BAE Systems has reported strong operational and financial performance in the first four months of 2026 and maintained its full-year guidance, citing increased defence spending across all its key markets as a supportive backdrop for medium-term growth.
The trading update, issued ahead of the company’s AGM, drew attention to a sustained order pipeline and steady programme execution across Air, Land, Sea, Cyber and Space portfolios.
CEO Charles Woodburn said BAE was “well positioned for both current and future opportunities in defence”, citing the company’s “geographic breadth, proven multi-domain capabilities, and focus on operational excellence and innovation” as the basis for consistent delivery on critical programmes. Notable orders include a contract worth approximately £2.5 billion to provide training and support equipment and services for Turkey’s Eurofighter fleet, a deal that flows through to UK industry via training systems, simulators and support engineering.

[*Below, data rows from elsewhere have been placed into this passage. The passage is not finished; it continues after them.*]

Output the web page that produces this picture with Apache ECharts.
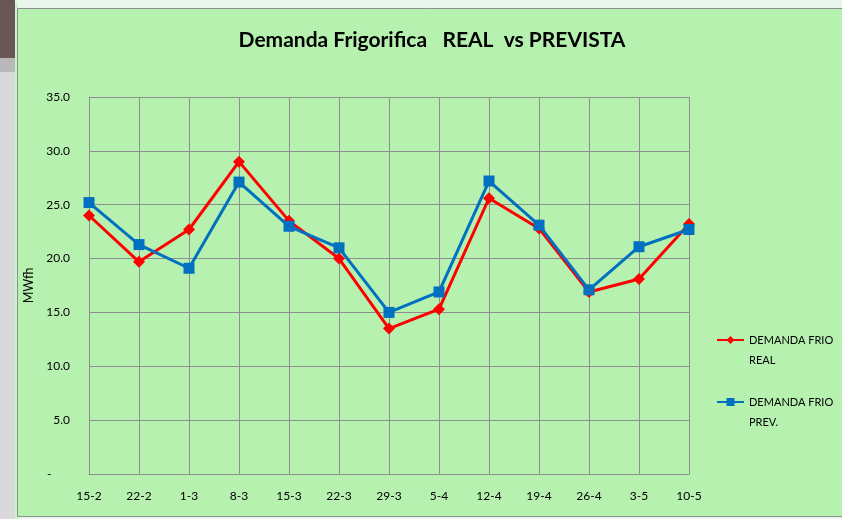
<!DOCTYPE html>
<html>
<head>
<meta charset="utf-8">
<script src="https://cdn.jsdelivr.net/npm/echarts@6/dist/echarts.min.js"></script>
<style>
html,body{margin:0;padding:0;background:#e9f5ec;}
#chart{width:842px;height:519px;}
</style>
</head>
<body>
<div id="chart"></div>
<script>
const categories = ['15-2','22-2','1-3','8-3','15-3','22-3','29-3','5-4','12-4','19-4','26-4','3-5','10-5'];
const realValues = [24.0, 19.7, 22.7, 29.0, 23.5, 20.0, 13.5, 15.3, 25.6, 22.8, 16.9, 18.1, 23.2];
const prevValues = [25.2, 21.3, 19.1, 27.1, 23.0, 21.0, 15.0, 16.9, 27.2, 23.1, 17.1, 21.1, 22.7];
const seriesNames = ['DEMANDA FRIO REAL', 'DEMANDA FRIO PREV.'];
const legendLabels = [' \nDEMANDA FRIO\nREAL', ' \nDEMANDA FRIO\nPREV.'];
const titleText = 'Demanda Frigorifica   REAL  vs PREVISTA';
const yAxisName = 'MWfh';

const font = 'Lato, "Open Sans", sans-serif';
const chart = echarts.init(document.getElementById('chart'), null, {renderer:'canvas'});
chart.setOption({
  backgroundColor: '#e9f5ec',
  animation: false,
  graphic: [
    {type:'rect', shape:{x:0,y:0,width:15,height:519}, style:{fill:'#d9d9d9'}, z:-10},
    {type:'rect', shape:{x:0,y:0,width:15,height:58}, style:{fill:'#6b5656'}, z:-9},
    {type:'rect', shape:{x:0,y:58,width:15,height:14}, style:{fill:'#b8b8b8'}, z:-9},
    {type:'rect', shape:{x:15,y:3,width:3,height:516}, style:{fill:'#c8f5c8'}, z:-9},
    {type:'rect', shape:{x:17.5,y:8.5,width:830,height:508}, style:{fill:'#b7f1b0', stroke:'#8e8e8e', lineWidth:1}, z:-8}
  ],
  title: {
    text: titleText,
    left: 427, top: 25, textAlign: 'center',
    textStyle: {fontFamily: font, fontSize: 21, fontWeight: 'bold', color: '#000'}
  },
  legend: {
    orient: 'vertical',
    left: 716, top: 310,
    padding: 0,
    itemGap: 2,
    itemWidth: 27, itemHeight: 10,
    data: seriesNames,
    formatter: function(name){ return legendLabels[seriesNames.indexOf(name)]; },
    textStyle: {fontFamily: font, fontSize: 11, color: '#000', lineHeight: 20}
  },
  grid: {left: 89, right: 153, top: 97, bottom: 45, containLabel: false},
  xAxis: {
    type: 'category',
    data: categories,
    boundaryGap: false,
    axisLine: {lineStyle: {color: '#8e8e8e', width: 1}},
    axisTick: {show: false},
    splitLine: {show: true, lineStyle: {color: '#8e8e8e', width: 1}},
    axisLabel: {fontFamily: font, fontSize: 12, color: '#000', margin: 16}
  },
  yAxis: {
    type: 'value',
    min: 0, max: 35, interval: 5,
    name: yAxisName,
    nameLocation: 'middle',
    nameGap: 49,
    nameRotate: 90,
    nameTextStyle: {fontFamily: font, fontSize: 12.5, color: '#000'},
    axisLine: {show: true, lineStyle: {color: '#8e8e8e', width: 1}},
    axisTick: {show: false},
    splitLine: {show: true, lineStyle: {color: '#8e8e8e', width: 1}},
    axisLabel: {
      fontFamily: font, fontSize: 12, color: '#000', margin: 19,
      formatter: function(v){ return v === 0 ? '-      ' : v.toFixed(1); }
    }
  },
  series: [
    {
      name: seriesNames[0], type: 'line', data: realValues,
      symbol: 'diamond', symbolSize: 12,
      lineStyle: {color: '#ff0000', width: 3},
      itemStyle: {color: '#ff0000'},
      z: 2
    },
    {
      name: seriesNames[1], type: 'line', data: prevValues,
      symbol: 'rect', symbolSize: 11,
      lineStyle: {color: '#0070c0', width: 3},
      itemStyle: {color: '#0070c0'},
      z: 3
    }
  ]
});
</script>
</body>
</html>
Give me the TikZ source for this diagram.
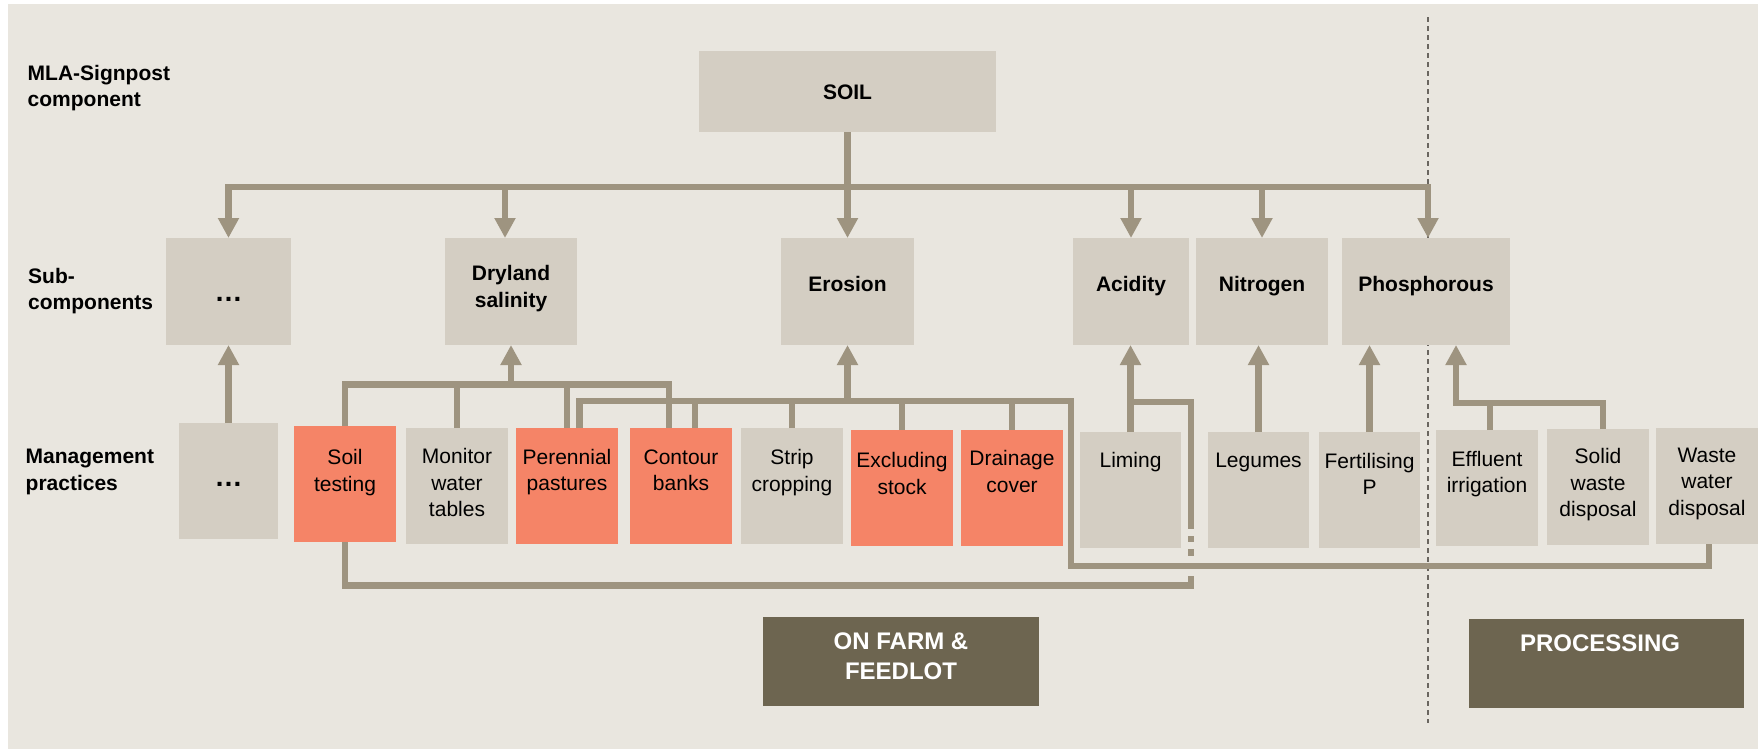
\documentclass[tikz,border=0pt]{standalone}
\usepackage{fontspec}
\setmainfont{Liberation Sans}
\usetikzlibrary{arrows.meta,fit}
\definecolor{bgc}{HTML}{E9E6DF}
\definecolor{boxc}{HTML}{D4CEC3}
\definecolor{orc}{HTML}{F58467}
\definecolor{darkc}{HTML}{6D6550}
\definecolor{linec}{HTML}{9E9480}
\definecolor{dashc}{HTML}{6A6660}
\begin{document}
\begin{tikzpicture}[x=1pt,y=-1pt,
  conn/.style={draw=linec,line width=6.5pt,line join=miter,line cap=butt},
  arr/.style={conn,-{Triangle[width=20pt,length=20pt]}},
  gbox/.style={fill=boxc,inner sep=0pt,outer sep=0pt},
  obox/.style={fill=orc,inner sep=0pt,outer sep=0pt},
  dbox/.style={fill=darkc,inner sep=0pt,outer sep=0pt},
  lbl/.style={font=\fontsize{21}{26.5}\selectfont\bfseries,align=left,anchor=north west,inner sep=0pt},
  btxt/.style={font=\fontsize{21}{26.5}\selectfont\bfseries,align=center,anchor=north,inner sep=0pt},
  mtxt/.style={font=\fontsize{21}{26.5}\selectfont,align=center,anchor=north,inner sep=0pt},
  wtxt/.style={font=\fontsize{24}{30}\selectfont\bfseries,align=center,anchor=north,inner sep=0pt,text=white},
  dotst/.style={font=\fontsize{28}{30}\selectfont\bfseries,anchor=base,inner sep=0pt},
]
\useasboundingbox (0,0) rectangle (1758,750);
\fill[white] (0,0) rectangle (1758,750);
\fill[bgc] (8,4) rectangle (1758,749);

% dashed divider
\coordinate (dtop) at (1428,17);
\coordinate (dbot) at (1428,723);
\draw[dashc,line width=1.1pt,dash pattern=on 5pt off 4pt] (dtop) -- (dbot);

% row labels
\node[lbl] (l1) at (27.5,65) {MLA-Signpost\\component};
\node[lbl] (l2) at (28,268) {Sub-\\components};
\node[lbl] (l3) at (25.5,449) {Management\\practices};

% top component
\node[gbox,fit={(699,51)(996,132)}] (soil) {};
\node[btxt] (tsoil) at (847.5,84.5) {SOIL};

% sub-components
\node[gbox,fit={(166,238)(291,345)}] (sd) {};
\node[gbox,fit={(445,238)(577,345)}] (dry) {};
\node[gbox,fit={(781,238)(914,345)}] (ero) {};
\node[gbox,fit={(1073,238)(1189,345)}] (aci) {};
\node[gbox,fit={(1196,238)(1328,345)}] (nit) {};
\node[gbox,fit={(1342,238)(1510,345)}] (pho) {};
\node[dotst] (tsd) at (228.5,301.5) {…};
\node[btxt] (tdry) at (511,265.5) {Dryland\\salinity};
\node[btxt] (tero) at (847.5,276.5) {Erosion};
\node[btxt] (taci) at (1131,276.5) {Acidity};
\node[btxt] (tnit) at (1262,276.5) {Nitrogen};
\node[btxt] (tpho) at (1426,276.5) {Phosphorous};

% management practices
\node[gbox,fit={(179,423)(278,539)}] (md) {};
\node[obox,fit={(294,426)(396,542)}] (st) {};
\node[gbox,fit={(406,428)(508,544)}] (mw) {};
\node[obox,fit={(516,428)(618,544)}] (pp) {};
\node[obox,fit={(630,428)(732,544)}] (cb) {};
\node[gbox,fit={(741,428)(843,544)}] (sc) {};
\node[obox,fit={(851,430)(953,546)}] (es) {};
\node[obox,fit={(961,430)(1063,546)}] (dc) {};
\node[gbox,fit={(1080,432)(1181,548)}] (li) {};
\node[gbox,fit={(1208,432)(1309,548)}] (le) {};
\node[gbox,fit={(1319,432)(1420,548)}] (fp) {};
\node[gbox,fit={(1436,430)(1538,546)}] (ef) {};
\node[gbox,fit={(1547,429)(1649,545)}] (sw) {};
\node[gbox,fit={(1656,428)(1758,544)}] (ww) {};

\node[dotst] (tmd) at (228.5,486.5) {…};
\node[mtxt] (tst) at (345,449.5) {Soil\\testing};
\node[mtxt] (tmw) at (457,448.5) {Monitor\\water\\tables};
\node[mtxt] (tpp) at (567,449) {Perennial\\pastures};
\node[mtxt] (tcb) at (681,449.5) {Contour\\banks};
\node[mtxt] (tsc) at (792,449.5) {Strip\\cropping};
\node[mtxt] (tes) at (902,452.5) {Excluding\\stock};
\node[mtxt] (tdc) at (1012,450.5) {Drainage\\cover};
\node[mtxt] (tli) at (1130.5,452.5) {Liming};
\node[mtxt] (tle) at (1258.5,453) {Legumes};
\node[mtxt] (tfp) at (1369.5,453) {Fertilising\\P};
\node[mtxt] (tef) at (1487,451) {Effluent\\irrigation};
\node[mtxt] (tsw) at (1598,448.5) {Solid\\waste\\disposal};
\node[mtxt] (tww) at (1707,447.5) {Waste\\water\\disposal};

% sector boxes
\node[dbox,fit={(763,617)(1039,706)}] (of) {};
\node[wtxt] (tof) at (901,633) {ON FARM \&\\FEEDLOT};
\node[dbox,fit={(1469,619)(1744,708)}] (pr) {};
\node[wtxt] (tpr) at (1600,635) {PROCESSING};

% ---- top bus ----
\coordinate (bus) at (847.5,187);
\coordinate (dryIn) at (505,238);
\coordinate (phoIn) at (1428,238);
\draw[arr] (soil.south) -- (ero.north);
\draw[arr] (bus) -| (sd.north);
\draw[arr] (bus) -| (phoIn);
\draw[arr] (dryIn |- bus) -- (dryIn);
\draw[arr] (aci.north |- bus) -- (aci.north);
\draw[arr] (nit.north |- bus) -- (nit.north);

% ---- ... ----
\draw[arr] (md.north) -- (md.north |- sd.south);

% ---- dryland salinity ----
\coordinate (dbus) at (511,384.5);
\coordinate (cbL) at (669,428);
\draw[conn] (st.north) |- (cbL |- dbus) -- (cbL);
\draw[conn] (mw.north) -- (mw.north |- dbus);
\draw[conn] (pp.north) -- (pp.north |- dbus);
\draw[arr] (dbus) -- (dry.south);

% ---- acidity loop (drawn beneath the erosion loop) ----
\coordinate (aR) at (1191,402);
\coordinate (aB) at (1191,585.5);
\draw[conn] (st.south) |- (aB) -- (aR) -- (aR -| li.north);
\fill[bgc] (1186,529) rectangle (1196,535.7);
\fill[bgc] (1186,542.3) rectangle (1196,549);
\fill[bgc] (1186,555.7) rectangle (1196,576);
\draw[arr] (li.north) -- (li.north |- aci.south);

% ---- erosion ----
\coordinate (eL) at (579.5,428);
\coordinate (eY) at (847.5,401);
\coordinate (eR) at (1071,401);
\coordinate (wwB) at (1709,544);
\coordinate (cbR) at (695,428);
\draw[conn] (eL) |- (eR) |- (wwB |- 0,566) -- (wwB);
\draw[conn] (cbR) -- (cbR |- eY);
\draw[conn] (sc.north) -- (sc.north |- eY);
\draw[conn] (es.north) -- (es.north |- eY);
\draw[conn] (dc.north) -- (dc.north |- eY);
\draw[arr] (eY) -- (ero.south);

% ---- nitrogen ----
\draw[arr] (le.north) -- (le.north |- nit.south);

% ---- phosphorous ----
\coordinate (swT) at (1603,429);
\coordinate (pY) at (1456,403);
\coordinate (efT) at (1490,430);
\draw[arr] (fp.north) -- (fp.north |- pho.south);
\draw[arr] (swT) |- (pY) -- (pY |- pho.south);
\draw[conn] (efT) -- (efT |- pY);
\end{tikzpicture}
\end{document}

For the UK supply chain, BAE’s order intake remains the single most reliable pulse-check on tier-1 health. Maintained full-year guidance and visible large-value support and training awards translate into continuing tier-2 demand for systems integration, training simulation, sustainment, and aerospace structures. SMEs already in the BAE ecosystem should expect framework call-down to remain steady; new entrants should target the well-published BAE supplier programme and capacity events.
Sustained orders also create indirect pull-through for skills, advanced manufacturing, and digital engineering – the same skill base that Babcock, Rolls-Royce and the wider UK defence prime cohort are competing for. SMEs should read the trading update alongside the rolling MOD industrial strategy and the Defence Growth Deals as the same broader signal.
The BAE update lands in a week that has otherwise been about UK industrial capacity announcements (Harland & Wolff FSS investment, Methil yard transformation, Ferguson Marine yard expansion). Read together, the updates point to a UK defence industrial base in genuine reflation rather than holding pattern.